- [Given data]
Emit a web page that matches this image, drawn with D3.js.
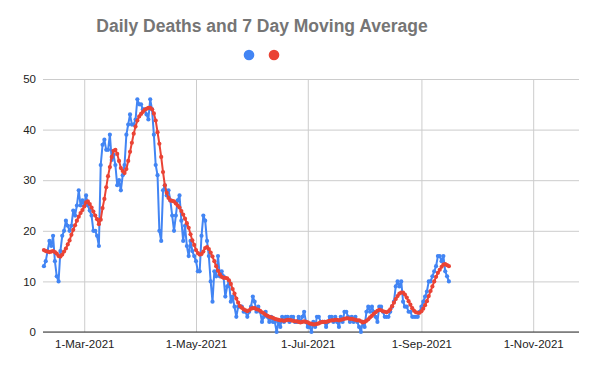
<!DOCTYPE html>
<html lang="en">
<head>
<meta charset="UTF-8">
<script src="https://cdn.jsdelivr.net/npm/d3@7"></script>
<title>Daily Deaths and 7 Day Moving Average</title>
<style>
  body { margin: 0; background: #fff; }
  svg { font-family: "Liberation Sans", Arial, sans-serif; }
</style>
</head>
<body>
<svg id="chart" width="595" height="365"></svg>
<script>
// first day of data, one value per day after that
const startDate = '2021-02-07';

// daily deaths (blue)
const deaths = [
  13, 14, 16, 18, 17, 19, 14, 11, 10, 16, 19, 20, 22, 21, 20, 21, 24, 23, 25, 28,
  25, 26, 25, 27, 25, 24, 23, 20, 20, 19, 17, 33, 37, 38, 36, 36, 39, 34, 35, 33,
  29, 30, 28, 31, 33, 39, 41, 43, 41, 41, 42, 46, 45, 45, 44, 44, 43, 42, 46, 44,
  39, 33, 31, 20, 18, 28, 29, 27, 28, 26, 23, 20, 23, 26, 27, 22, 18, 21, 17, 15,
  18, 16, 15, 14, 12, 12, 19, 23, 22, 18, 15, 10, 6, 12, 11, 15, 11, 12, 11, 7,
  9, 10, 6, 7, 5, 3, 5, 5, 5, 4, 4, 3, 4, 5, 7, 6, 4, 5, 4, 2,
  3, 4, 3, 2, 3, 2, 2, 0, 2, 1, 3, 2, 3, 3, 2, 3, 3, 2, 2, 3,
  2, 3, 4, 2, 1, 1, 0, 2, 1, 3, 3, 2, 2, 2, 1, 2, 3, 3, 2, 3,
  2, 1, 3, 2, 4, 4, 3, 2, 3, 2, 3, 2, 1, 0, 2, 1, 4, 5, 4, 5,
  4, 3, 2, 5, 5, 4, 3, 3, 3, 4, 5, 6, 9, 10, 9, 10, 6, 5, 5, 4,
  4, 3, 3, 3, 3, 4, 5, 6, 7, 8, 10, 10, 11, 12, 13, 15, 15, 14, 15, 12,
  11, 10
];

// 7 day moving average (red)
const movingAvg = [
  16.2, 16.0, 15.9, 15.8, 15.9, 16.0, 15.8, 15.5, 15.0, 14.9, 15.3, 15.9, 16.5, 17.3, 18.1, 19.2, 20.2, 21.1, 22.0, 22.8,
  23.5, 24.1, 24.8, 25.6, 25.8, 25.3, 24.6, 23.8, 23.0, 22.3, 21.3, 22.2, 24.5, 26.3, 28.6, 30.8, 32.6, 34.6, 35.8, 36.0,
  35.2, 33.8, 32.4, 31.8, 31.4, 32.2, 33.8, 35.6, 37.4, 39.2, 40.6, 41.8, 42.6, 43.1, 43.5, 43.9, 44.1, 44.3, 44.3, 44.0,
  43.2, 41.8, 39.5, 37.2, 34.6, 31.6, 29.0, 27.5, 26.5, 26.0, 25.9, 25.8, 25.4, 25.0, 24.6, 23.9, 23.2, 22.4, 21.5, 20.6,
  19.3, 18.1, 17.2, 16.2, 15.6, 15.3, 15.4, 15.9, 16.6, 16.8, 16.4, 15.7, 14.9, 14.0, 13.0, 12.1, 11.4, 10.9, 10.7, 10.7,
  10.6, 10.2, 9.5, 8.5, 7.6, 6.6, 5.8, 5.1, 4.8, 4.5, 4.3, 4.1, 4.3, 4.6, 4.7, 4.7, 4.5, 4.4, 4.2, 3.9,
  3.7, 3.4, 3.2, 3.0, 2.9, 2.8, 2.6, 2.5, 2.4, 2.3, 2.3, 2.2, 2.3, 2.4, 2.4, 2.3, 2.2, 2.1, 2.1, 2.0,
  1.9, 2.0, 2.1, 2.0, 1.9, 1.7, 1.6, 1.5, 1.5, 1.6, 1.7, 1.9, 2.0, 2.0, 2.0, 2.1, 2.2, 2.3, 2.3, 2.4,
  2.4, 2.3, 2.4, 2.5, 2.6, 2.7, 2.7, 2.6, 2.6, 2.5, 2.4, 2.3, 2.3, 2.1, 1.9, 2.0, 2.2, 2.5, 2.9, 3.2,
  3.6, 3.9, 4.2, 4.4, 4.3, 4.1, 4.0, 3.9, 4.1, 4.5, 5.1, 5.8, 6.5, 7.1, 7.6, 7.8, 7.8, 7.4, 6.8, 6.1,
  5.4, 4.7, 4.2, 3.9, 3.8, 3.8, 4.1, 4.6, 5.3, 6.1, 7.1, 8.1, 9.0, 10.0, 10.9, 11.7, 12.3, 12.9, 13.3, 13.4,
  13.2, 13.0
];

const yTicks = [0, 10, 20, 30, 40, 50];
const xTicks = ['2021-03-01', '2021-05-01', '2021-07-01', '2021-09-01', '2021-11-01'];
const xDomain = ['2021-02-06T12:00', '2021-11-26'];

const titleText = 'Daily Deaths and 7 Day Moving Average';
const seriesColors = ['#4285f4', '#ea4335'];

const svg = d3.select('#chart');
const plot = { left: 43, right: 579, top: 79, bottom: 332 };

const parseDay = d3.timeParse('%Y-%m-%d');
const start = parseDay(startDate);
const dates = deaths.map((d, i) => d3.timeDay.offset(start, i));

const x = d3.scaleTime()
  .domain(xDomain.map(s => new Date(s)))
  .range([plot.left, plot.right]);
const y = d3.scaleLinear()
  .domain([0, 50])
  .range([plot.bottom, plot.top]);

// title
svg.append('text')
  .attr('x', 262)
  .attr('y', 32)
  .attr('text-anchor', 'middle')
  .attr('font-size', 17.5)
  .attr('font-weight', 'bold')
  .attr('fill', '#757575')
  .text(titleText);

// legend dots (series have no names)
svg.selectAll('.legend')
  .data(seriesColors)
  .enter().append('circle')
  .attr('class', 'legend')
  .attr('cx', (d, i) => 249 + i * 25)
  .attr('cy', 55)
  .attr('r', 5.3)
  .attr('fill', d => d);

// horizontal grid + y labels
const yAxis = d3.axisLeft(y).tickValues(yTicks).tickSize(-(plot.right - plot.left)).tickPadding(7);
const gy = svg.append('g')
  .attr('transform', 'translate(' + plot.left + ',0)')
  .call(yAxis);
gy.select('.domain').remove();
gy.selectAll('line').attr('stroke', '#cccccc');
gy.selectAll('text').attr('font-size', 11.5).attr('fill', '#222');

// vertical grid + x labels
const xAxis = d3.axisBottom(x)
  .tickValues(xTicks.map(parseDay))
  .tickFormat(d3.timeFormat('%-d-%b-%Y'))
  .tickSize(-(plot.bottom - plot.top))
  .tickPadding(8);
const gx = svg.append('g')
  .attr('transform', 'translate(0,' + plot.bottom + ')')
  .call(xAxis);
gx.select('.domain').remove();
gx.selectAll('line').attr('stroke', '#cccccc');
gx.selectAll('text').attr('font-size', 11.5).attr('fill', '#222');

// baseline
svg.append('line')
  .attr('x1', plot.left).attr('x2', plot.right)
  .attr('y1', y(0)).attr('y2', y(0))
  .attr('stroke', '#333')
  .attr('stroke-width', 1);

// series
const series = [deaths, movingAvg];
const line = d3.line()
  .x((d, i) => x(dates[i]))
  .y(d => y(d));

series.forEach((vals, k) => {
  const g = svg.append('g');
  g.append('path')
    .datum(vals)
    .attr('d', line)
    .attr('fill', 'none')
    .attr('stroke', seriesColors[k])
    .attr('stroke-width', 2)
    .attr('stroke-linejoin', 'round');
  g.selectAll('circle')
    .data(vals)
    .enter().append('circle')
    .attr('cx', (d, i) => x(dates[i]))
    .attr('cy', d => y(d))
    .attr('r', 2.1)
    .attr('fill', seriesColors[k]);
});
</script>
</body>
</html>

- [Description of the task] Copy exactly the lines running from the beginning of the listing through the line that has "const startDate = '2021-02-07';". Drop the pictures.

- [Output]
Emit a web page that matches this image, drawn with D3.js.
<!DOCTYPE html>
<html lang="en">
<head>
<meta charset="UTF-8">
<script src="https://cdn.jsdelivr.net/npm/d3@7"></script>
<title>Daily Deaths and 7 Day Moving Average</title>
<style>
  body { margin: 0; background: #fff; }
  svg { font-family: "Liberation Sans", Arial, sans-serif; }
</style>
</head>
<body>
<svg id="chart" width="595" height="365"></svg>
<script>
// first day of data, one value per day after that
const startDate = '2021-02-07';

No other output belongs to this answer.